In January 2018, Gruenenfelder announced a campaign for the United States House of Representatives, to represent California's 28th congressional district. A member of the Democratic Party, Gruenenfelder challenged incumbent Adam Schiff on a platform that included single-payer healthcare, opposition to foreign wars, and the creation of a Federal Ballot Initiative to nationally allow for proposition-based direct democracy. She also expressed support for gun control, climate change mitigation, DACA, and public charter schools. On March 3, Gruenenfelder officially withdrew from the race.
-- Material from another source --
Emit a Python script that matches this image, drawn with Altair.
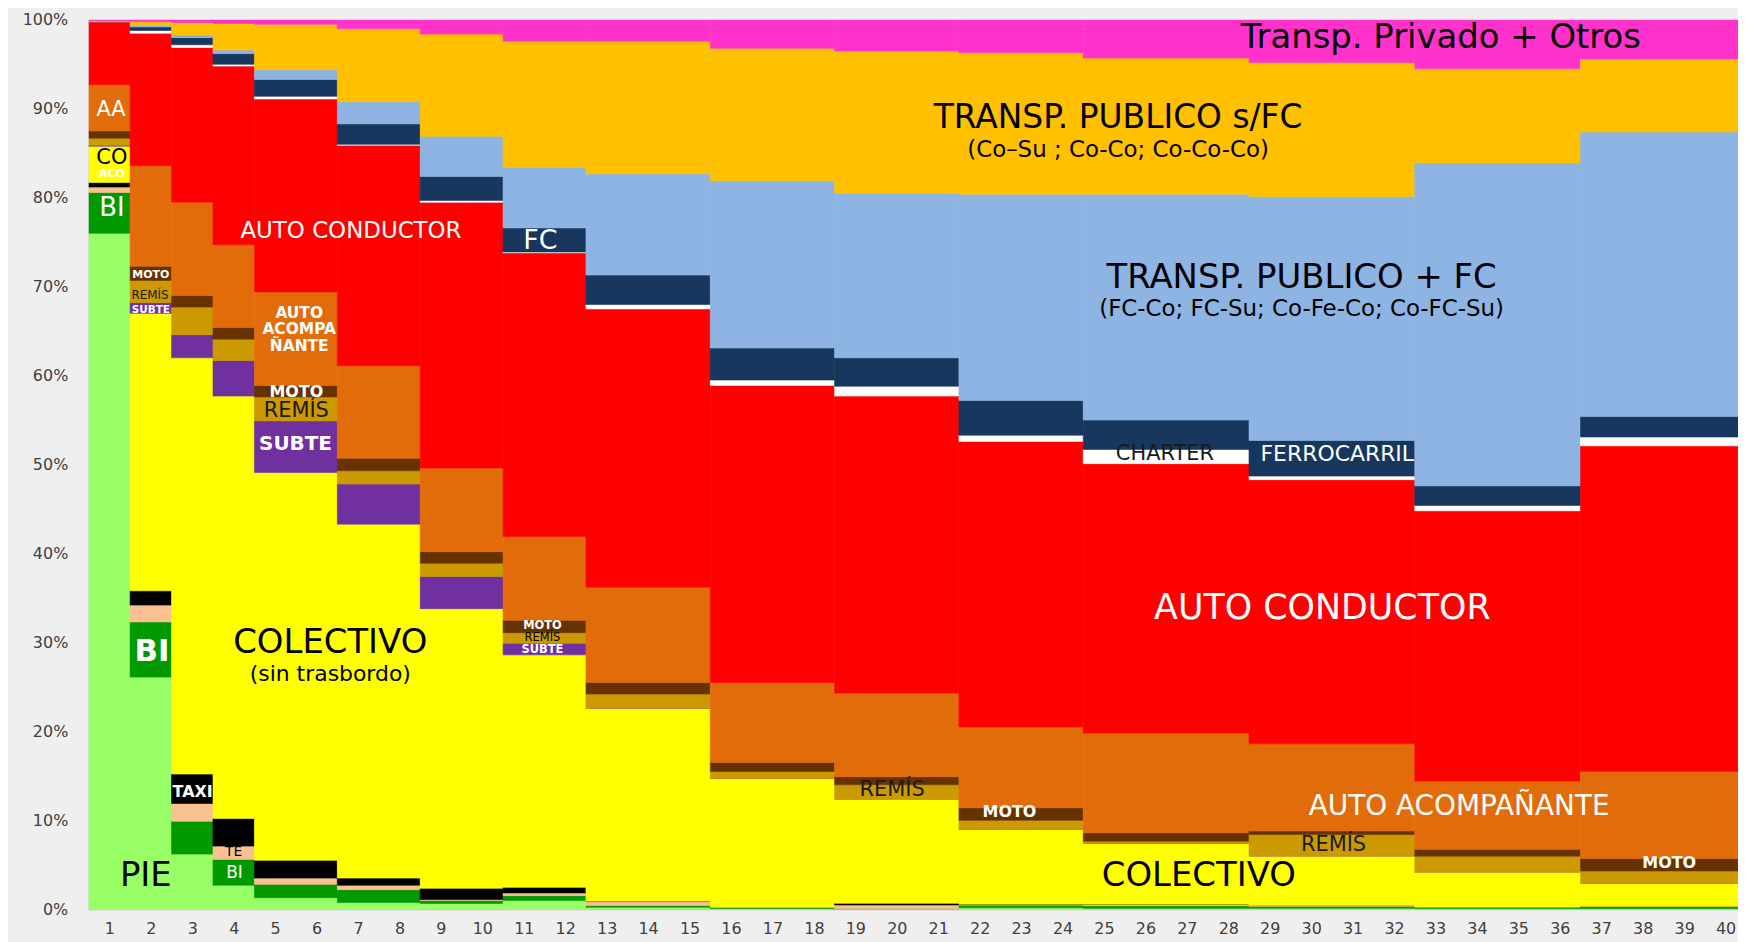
import altair as alt
import pandas as pd

# ---- x groups (age-like bins 1..40) ----
group_start = [0.5, 1.5, 2.5, 3.5, 4.5, 6.5, 8.5, 10.5, 12.5, 15.5, 18.5, 21.5, 24.5, 28.5, 32.5, 36.5]
group_end = [1.5, 2.5, 3.5, 4.5, 6.5, 8.5, 10.5, 12.5, 15.5, 18.5, 21.5, 24.5, 28.5, 32.5, 36.5, 40.5]
x_ticks = list(range(1, 41))

# ---- modes, bottom to top ----
modes = ["PIE", "BI", "TE", "TAXI", "COLECTIVO", "SUBTE", "REMÍS", "MOTO",
         "AUTO ACOMPAÑANTE", "AUTO CONDUCTOR", "CHARTER", "FERROCARRIL",
         "TRANSP. PUBLICO + FC", "TRANSP. PUBLICO s/FC", "Transp. Privado + Otros"]
colors = ["#99ff66", "#009900", "#fac090", "#000000", "#ffff00", "#7030a0", "#cc9900", "#663300",
          "#e36c0a", "#ff0000", "#ffffff", "#17375e", "#8eb4e3", "#ffc000", "#ff33cc"]

# ---- shares (%) per group ----
pie = [76.0, 26.1, 6.2, 2.7, 1.3, 0.75, 0.64, 0.97, 0.22, 0.05, 0.0, 0.17, 0.1, 0.1, 0.05, 0.05]
bici = [4.6, 6.2, 3.7, 2.9, 1.5, 1.45, 0.33, 0.56, 0.19, 0.14, 0.05, 0.23, 0.28, 0.2, 0.17, 0.25]
te = [0.6, 1.9, 2.0, 1.5, 0.7, 0.5, 0.13, 0.3, 0.45, 0.0, 0.43, 0.08, 0.15, 0.11, 0.0, 0.0]
taxi = [0.5, 1.6, 3.3, 3.1, 2.0, 0.8, 1.25, 0.63, 0.04, 0.0, 0.19, 0.08, 0.03, 0.0, 0.0, 0.0]
colectivo = [4.1, 31.2, 46.8, 47.5, 43.6, 39.8, 31.45, 26.14, 21.7, 14.51, 11.73, 8.44, 6.84, 5.59, 3.98, 2.6]
subte = [0.1, 1.2, 2.6, 4.0, 5.8, 4.5, 3.6, 1.3, 0.0, 0.0, 0.0, 0.0, 0.0, 0.0, 0.0, 0.0]
remis = [0.8, 2.5, 3.1, 2.4, 2.7, 1.5, 1.5, 1.2, 1.6, 0.8, 1.6, 1.0, 0.25, 2.4, 1.77, 1.4]
moto = [0.8, 1.6, 1.3, 1.3, 1.3, 1.4, 1.3, 1.4, 1.3, 1.0, 0.9, 1.4, 0.95, 0.4, 0.78, 1.4]
auto_acomp = [5.2, 11.3, 10.5, 9.3, 10.5, 10.4, 9.4, 9.4, 10.7, 9.0, 9.4, 9.1, 11.2, 9.8, 7.65, 9.8]
auto_cond = [7.1, 14.9, 17.4, 20.1, 21.7, 24.8, 29.9, 31.9, 31.3, 33.4, 33.4, 32.1, 30.3, 29.7, 30.4, 36.6]
charter = [0.0, 0.3, 0.3, 0.2, 0.3, 0.1, 0.2, 0.1, 0.5, 0.6, 1.1, 0.7, 1.6, 0.4, 0.6, 1.0]
ferrocarril = [0.0, 0.4, 0.8, 1.2, 1.9, 2.3, 2.7, 2.7, 3.3, 3.6, 3.2, 3.9, 3.3, 4.0, 2.2, 2.3]
tp_fc = [0.0, 0.2, 0.3, 0.4, 1.1, 2.5, 4.5, 6.8, 11.4, 18.8, 18.5, 23.2, 25.4, 27.4, 36.3, 32.0]
tp_sfc = [0.1, 0.4, 1.4, 3.0, 5.1, 8.2, 11.5, 14.2, 14.9, 14.9, 16.0, 15.9, 15.3, 15.1, 10.6, 8.2]
privado = [0.1, 0.2, 0.3, 0.4, 0.5, 1.0, 1.6, 2.4, 2.4, 3.2, 3.5, 3.7, 4.3, 4.8, 5.5, 4.4]

series = [pie, bici, te, taxi, colectivo, subte, remis, moto, auto_acomp, auto_cond,
          charter, ferrocarril, tp_fc, tp_sfc, privado]

rows = []
for g in range(len(group_start)):
    cum = 0.0
    for m, s in zip(modes, series):
        v = s[g]
        rows.append({"mode": m, "x0": group_start[g], "x1": group_end[g], "y0": cum, "y1": cum + v})
        cum += v
bars_df = pd.DataFrame(rows)

# ---- in-chart labels: text, x (unit), y (%), size, color, bold ----
lab_text = ["Transp. Privado + Otros", "TRANSP. PUBLICO s/FC", "(Co–Su ; Co-Co; Co-Co-Co)",
            "TRANSP. PUBLICO + FC", "(FC-Co; FC-Su; Co-Fe-Co; Co-FC-Su)",
            "AUTO CONDUCTOR", "AUTO CONDUCTOR", "COLECTIVO", "(sin trasbordo)", "COLECTIVO",
            "AUTO ACOMPAÑANTE", "REMÍS", "MOTO", "REMÍS", "MOTO", "CHARTER", "FERROCARRIL", "FC",
            "AUTO", "ACOMPA", "ÑANTE", "MOTO", "REMÍS", "SUBTE",
            "MOTO", "REMÍS", "SUBTE", "AA", "ACO", "CO", "BI", "BI", "TAXI", "TE", "BI", "PIE",
            "MOTO", "REMÍS", "SUBTE"]
lab_x = [33.13, 25.34, 25.34, 29.77, 29.77,
         30.27, 6.83, 6.33, 6.33, 27.29,
         33.57, 30.54, 38.64, 19.89, 22.72, 26.47, 30.63, 11.4,
         5.58, 5.58, 5.58, 5.51, 5.51, 5.49,
         2.0, 1.98, 2.0, 1.04, 1.06, 1.06, 1.06, 2.03, 3.01, 4.0, 4.02, 1.88,
         11.45, 11.45, 11.45]
lab_y = [97.95, 89.0, 85.4, 71.0, 67.5,
         33.9, 76.3, 29.9, 26.4, 3.7,
         11.5, 7.2, 5.15, 13.4, 10.9, 51.2, 51.2, 75.1,
         67.0, 65.2, 63.3, 58.1, 56.0, 52.3,
         71.3, 69.1, 67.4, 89.9, 82.7, 84.5, 78.8, 28.9, 13.2, 6.4, 4.1, 3.7,
         31.85, 30.5, 29.2]
lab_size = [34, 33, 23, 34, 23,
            35, 23, 34, 22, 34,
            28, 21, 16, 21, 16, 21, 22, 27,
            15.5, 15.5, 15.5, 16, 21, 20,
            11, 12, 10.5, 21, 11, 21, 26, 31, 16, 14, 17, 34,
            11.5, 11.5, 11.5]
lab_color = ["#000000", "#000000", "#000000", "#000000", "#000000",
             "#ffffff", "#ffffff", "#000000", "#000000", "#000000",
             "#ffffff", "#1a1a1a", "#ffffff", "#1a1a1a", "#ffffff", "#1a1a1a", "#ffffff", "#ffffff",
             "#ffffff", "#ffffff", "#ffffff", "#ffffff", "#1a1a1a", "#ffffff",
             "#ffffff", "#1a1a1a", "#ffffff", "#ffffff", "#ffffff", "#000000", "#ffffff", "#ffffff",
             "#ffffff", "#000000", "#ffffff", "#000000",
             "#ffffff", "#000000", "#ffffff"]
lab_bold = [False, False, False, False, False,
            False, False, False, False, False,
            False, False, True, False, True, False, False, False,
            True, True, True, True, False, True,
            True, False, True, False, True, False, False, True, True, False, False, False,
            True, False, True]

labels_df = pd.DataFrame({"text": lab_text, "x": lab_x, "y": lab_y, "size": lab_size,
                          "color": lab_color, "bold": lab_bold})

FONT = "DejaVu Sans"
x_scale = alt.Scale(domain=[0.5, 40.3], nice=False, zero=False)
y_scale = alt.Scale(domain=[0, 100], nice=False)

bars = alt.Chart(bars_df).mark_rect(clip=True, strokeWidth=0.6).encode(
    x=alt.X("x0:Q", scale=x_scale,
            axis=alt.Axis(values=x_ticks, format="d", title=None, ticks=False, tickSize=0,
                          domain=False, grid=False, labelFontSize=16, labelColor="#404040",
                          labelPadding=11, labelFlush=False, labelOverlap=False, labelFont=FONT)),
    x2="x1:Q",
    y=alt.Y("y0:Q", scale=y_scale,
            axis=alt.Axis(values=list(range(0, 101, 10)), labelExpr="datum.value + '%'",
                          title=None, ticks=False, tickSize=0, domain=False, grid=False,
                          labelFontSize=16, labelColor="#404040", labelPadding=21, labelFont=FONT)),
    y2="y1:Q",
    color=alt.Color("mode:N", scale=alt.Scale(domain=modes, range=colors), legend=None),
    stroke=alt.Stroke("mode:N", scale=alt.Scale(domain=modes, range=colors), legend=None),
)

text_normal = alt.Chart(labels_df).transform_filter("!datum.bold").mark_text(
    font=FONT, baseline="middle", align="center"
).encode(
    x=alt.X("x:Q", scale=x_scale),
    y=alt.Y("y:Q", scale=y_scale),
    text="text:N",
    size=alt.Size("size:Q", scale=None),
    color=alt.Color("color:N", scale=None),
)

text_bold = alt.Chart(labels_df).transform_filter("datum.bold").mark_text(
    font=FONT, baseline="middle", align="center", fontWeight="bold"
).encode(
    x=alt.X("x:Q", scale=x_scale),
    y=alt.Y("y:Q", scale=y_scale),
    text="text:N",
    size=alt.Size("size:Q", scale=None),
    color=alt.Color("color:N", scale=None),
)

chart = alt.layer(bars, text_normal, text_bold).properties(
    width=1656,
    height=893,
    autosize=alt.AutoSizeParams(type="none"),
    padding={"left": 81, "top": 10, "right": 0, "bottom": 31},
    background="#efefef",
).configure_view(stroke="#c0c0c0", strokeWidth=1)

chart.save("out.html", embed_options={"renderer": "svg", "actions": False})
Gruenenfelder endorsed Barack Obama in 2008 and 2012, and fundraised for his campaign. Gruenenfelder endorsed Seth Moulton in the 2020 Democratic primary. A supporter of Black Lives Matter, Gruenenfelder participated in protests in Los Angeles after the murder of George Floyd.

==Bibliography==
- A Total Waste of Makeup, St. Martin's Press, 2005
- Misery Loves Cabernet, St. Martin's Press, 2009
- There's Cake in My Future, St. Martin's Press, 2010
- Keep Calm and Carry a Big Drink, St. Martin's Press, 2013
- Love The Wine You're With, St. Martin's Press, 2017
- Hangovers & Hot Flashes, Geoghegan & Burke Publishing, 2018
- My Ex's Wedding, Geoghegan & Burke Publishing, 2020

== Personal life ==
Gruenenfelder's husband is writer and director Brian Smith. They have one son, Alex. Gruenenfelder lives in Los Angeles, California.